▸ **Instruction**
Repeat, exactly and only, the lines from the beginning of the data through the line with "const yDomain = [0.53, 201];". Pictures are left out.

▸ **Stored data**

━━━━━━

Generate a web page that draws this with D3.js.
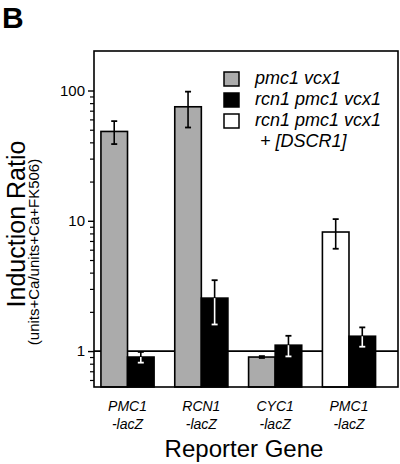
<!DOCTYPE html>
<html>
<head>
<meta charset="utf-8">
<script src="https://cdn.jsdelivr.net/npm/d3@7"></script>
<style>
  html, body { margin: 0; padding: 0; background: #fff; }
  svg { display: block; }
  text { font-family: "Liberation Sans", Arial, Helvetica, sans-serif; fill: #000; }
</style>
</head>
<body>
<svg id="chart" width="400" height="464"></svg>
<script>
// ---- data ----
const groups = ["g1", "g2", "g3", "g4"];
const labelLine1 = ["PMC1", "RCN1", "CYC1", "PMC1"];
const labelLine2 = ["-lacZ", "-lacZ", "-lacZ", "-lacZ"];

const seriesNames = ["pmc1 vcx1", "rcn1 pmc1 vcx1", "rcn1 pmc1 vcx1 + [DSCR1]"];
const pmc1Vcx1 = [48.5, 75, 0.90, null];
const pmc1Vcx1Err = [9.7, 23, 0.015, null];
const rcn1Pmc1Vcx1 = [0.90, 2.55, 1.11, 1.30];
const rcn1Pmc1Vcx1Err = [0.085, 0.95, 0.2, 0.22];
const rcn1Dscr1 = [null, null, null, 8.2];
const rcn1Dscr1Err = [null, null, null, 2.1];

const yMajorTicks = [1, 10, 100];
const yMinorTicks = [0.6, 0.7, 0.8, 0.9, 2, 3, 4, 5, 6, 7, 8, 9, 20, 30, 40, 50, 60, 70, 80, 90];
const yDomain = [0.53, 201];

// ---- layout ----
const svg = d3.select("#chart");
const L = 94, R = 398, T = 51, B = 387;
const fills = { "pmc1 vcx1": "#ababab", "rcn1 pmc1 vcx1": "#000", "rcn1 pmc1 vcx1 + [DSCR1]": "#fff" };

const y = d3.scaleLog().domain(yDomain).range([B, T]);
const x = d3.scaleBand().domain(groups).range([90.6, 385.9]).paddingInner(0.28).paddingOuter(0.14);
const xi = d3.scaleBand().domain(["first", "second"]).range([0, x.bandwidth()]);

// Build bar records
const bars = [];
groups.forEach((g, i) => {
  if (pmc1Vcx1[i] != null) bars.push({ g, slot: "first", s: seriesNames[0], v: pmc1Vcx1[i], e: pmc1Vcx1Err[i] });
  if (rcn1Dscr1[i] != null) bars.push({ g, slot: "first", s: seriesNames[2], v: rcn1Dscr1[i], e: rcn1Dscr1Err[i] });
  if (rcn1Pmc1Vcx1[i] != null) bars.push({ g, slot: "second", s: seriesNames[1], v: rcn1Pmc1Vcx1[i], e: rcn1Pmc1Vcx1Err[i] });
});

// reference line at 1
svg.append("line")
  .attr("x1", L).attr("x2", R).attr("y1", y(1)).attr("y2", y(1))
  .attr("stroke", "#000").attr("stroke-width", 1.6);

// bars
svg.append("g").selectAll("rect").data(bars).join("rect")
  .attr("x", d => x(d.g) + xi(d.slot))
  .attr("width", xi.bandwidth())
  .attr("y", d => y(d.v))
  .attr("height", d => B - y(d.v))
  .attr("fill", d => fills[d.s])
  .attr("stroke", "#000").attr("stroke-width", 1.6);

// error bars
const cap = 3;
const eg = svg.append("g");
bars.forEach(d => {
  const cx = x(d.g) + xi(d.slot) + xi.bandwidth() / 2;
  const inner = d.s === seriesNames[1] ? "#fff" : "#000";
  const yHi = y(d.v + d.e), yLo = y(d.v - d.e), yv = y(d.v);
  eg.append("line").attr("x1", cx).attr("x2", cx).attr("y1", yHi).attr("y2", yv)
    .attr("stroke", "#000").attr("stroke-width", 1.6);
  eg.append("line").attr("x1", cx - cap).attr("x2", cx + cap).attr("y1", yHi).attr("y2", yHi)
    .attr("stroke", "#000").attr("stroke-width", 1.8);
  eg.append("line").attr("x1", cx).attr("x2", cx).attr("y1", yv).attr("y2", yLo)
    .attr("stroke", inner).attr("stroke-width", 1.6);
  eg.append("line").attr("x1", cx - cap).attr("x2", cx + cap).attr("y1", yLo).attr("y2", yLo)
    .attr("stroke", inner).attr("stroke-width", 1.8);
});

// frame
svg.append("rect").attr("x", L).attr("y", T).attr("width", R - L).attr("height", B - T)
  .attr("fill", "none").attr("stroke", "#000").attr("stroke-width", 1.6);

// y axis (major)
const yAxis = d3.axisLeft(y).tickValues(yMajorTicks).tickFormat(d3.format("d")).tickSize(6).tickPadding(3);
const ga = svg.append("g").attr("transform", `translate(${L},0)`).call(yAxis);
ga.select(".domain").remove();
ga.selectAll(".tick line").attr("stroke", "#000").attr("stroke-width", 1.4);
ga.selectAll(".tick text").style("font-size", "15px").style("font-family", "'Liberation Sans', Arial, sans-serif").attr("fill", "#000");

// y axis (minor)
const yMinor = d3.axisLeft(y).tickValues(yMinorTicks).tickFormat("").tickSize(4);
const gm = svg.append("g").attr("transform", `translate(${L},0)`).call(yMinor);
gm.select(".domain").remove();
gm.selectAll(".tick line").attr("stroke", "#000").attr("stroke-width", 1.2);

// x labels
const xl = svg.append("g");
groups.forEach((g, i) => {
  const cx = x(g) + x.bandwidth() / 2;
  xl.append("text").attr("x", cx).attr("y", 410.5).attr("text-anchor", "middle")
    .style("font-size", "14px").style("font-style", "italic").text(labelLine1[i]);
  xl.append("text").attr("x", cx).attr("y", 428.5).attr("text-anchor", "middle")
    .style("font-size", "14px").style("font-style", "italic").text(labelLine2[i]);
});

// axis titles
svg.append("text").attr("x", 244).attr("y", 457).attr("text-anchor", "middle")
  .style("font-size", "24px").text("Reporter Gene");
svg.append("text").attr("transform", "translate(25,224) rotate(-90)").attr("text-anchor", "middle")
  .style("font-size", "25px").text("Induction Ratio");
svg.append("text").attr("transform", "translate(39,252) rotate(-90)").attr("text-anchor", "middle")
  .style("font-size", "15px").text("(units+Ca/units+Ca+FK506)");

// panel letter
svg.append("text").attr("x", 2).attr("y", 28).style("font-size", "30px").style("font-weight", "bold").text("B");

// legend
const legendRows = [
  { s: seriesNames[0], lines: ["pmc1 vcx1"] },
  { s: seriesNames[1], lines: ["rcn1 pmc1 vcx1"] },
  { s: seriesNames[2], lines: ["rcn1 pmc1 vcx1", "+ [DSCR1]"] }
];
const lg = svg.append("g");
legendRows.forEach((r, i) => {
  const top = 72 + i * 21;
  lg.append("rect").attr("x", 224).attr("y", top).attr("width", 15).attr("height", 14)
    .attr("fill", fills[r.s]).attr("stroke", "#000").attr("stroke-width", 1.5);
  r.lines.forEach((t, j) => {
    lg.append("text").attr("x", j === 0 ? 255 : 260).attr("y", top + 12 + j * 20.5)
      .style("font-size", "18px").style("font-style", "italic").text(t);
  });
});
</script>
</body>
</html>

━━━━━━

▸ **Correct response**
Generate a web page that draws this with D3.js.
<!DOCTYPE html>
<html>
<head>
<meta charset="utf-8">
<script src="https://cdn.jsdelivr.net/npm/d3@7"></script>
<style>
  html, body { margin: 0; padding: 0; background: #fff; }
  svg { display: block; }
  text { font-family: "Liberation Sans", Arial, Helvetica, sans-serif; fill: #000; }
</style>
</head>
<body>
<svg id="chart" width="400" height="464"></svg>
<script>
// ---- data ----
const groups = ["g1", "g2", "g3", "g4"];
const labelLine1 = ["PMC1", "RCN1", "CYC1", "PMC1"];
const labelLine2 = ["-lacZ", "-lacZ", "-lacZ", "-lacZ"];

const seriesNames = ["pmc1 vcx1", "rcn1 pmc1 vcx1", "rcn1 pmc1 vcx1 + [DSCR1]"];
const pmc1Vcx1 = [48.5, 75, 0.90, null];
const pmc1Vcx1Err = [9.7, 23, 0.015, null];
const rcn1Pmc1Vcx1 = [0.90, 2.55, 1.11, 1.30];
const rcn1Pmc1Vcx1Err = [0.085, 0.95, 0.2, 0.22];
const rcn1Dscr1 = [null, null, null, 8.2];
const rcn1Dscr1Err = [null, null, null, 2.1];

const yMajorTicks = [1, 10, 100];
const yMinorTicks = [0.6, 0.7, 0.8, 0.9, 2, 3, 4, 5, 6, 7, 8, 9, 20, 30, 40, 50, 60, 70, 80, 90];
const yDomain = [0.53, 201];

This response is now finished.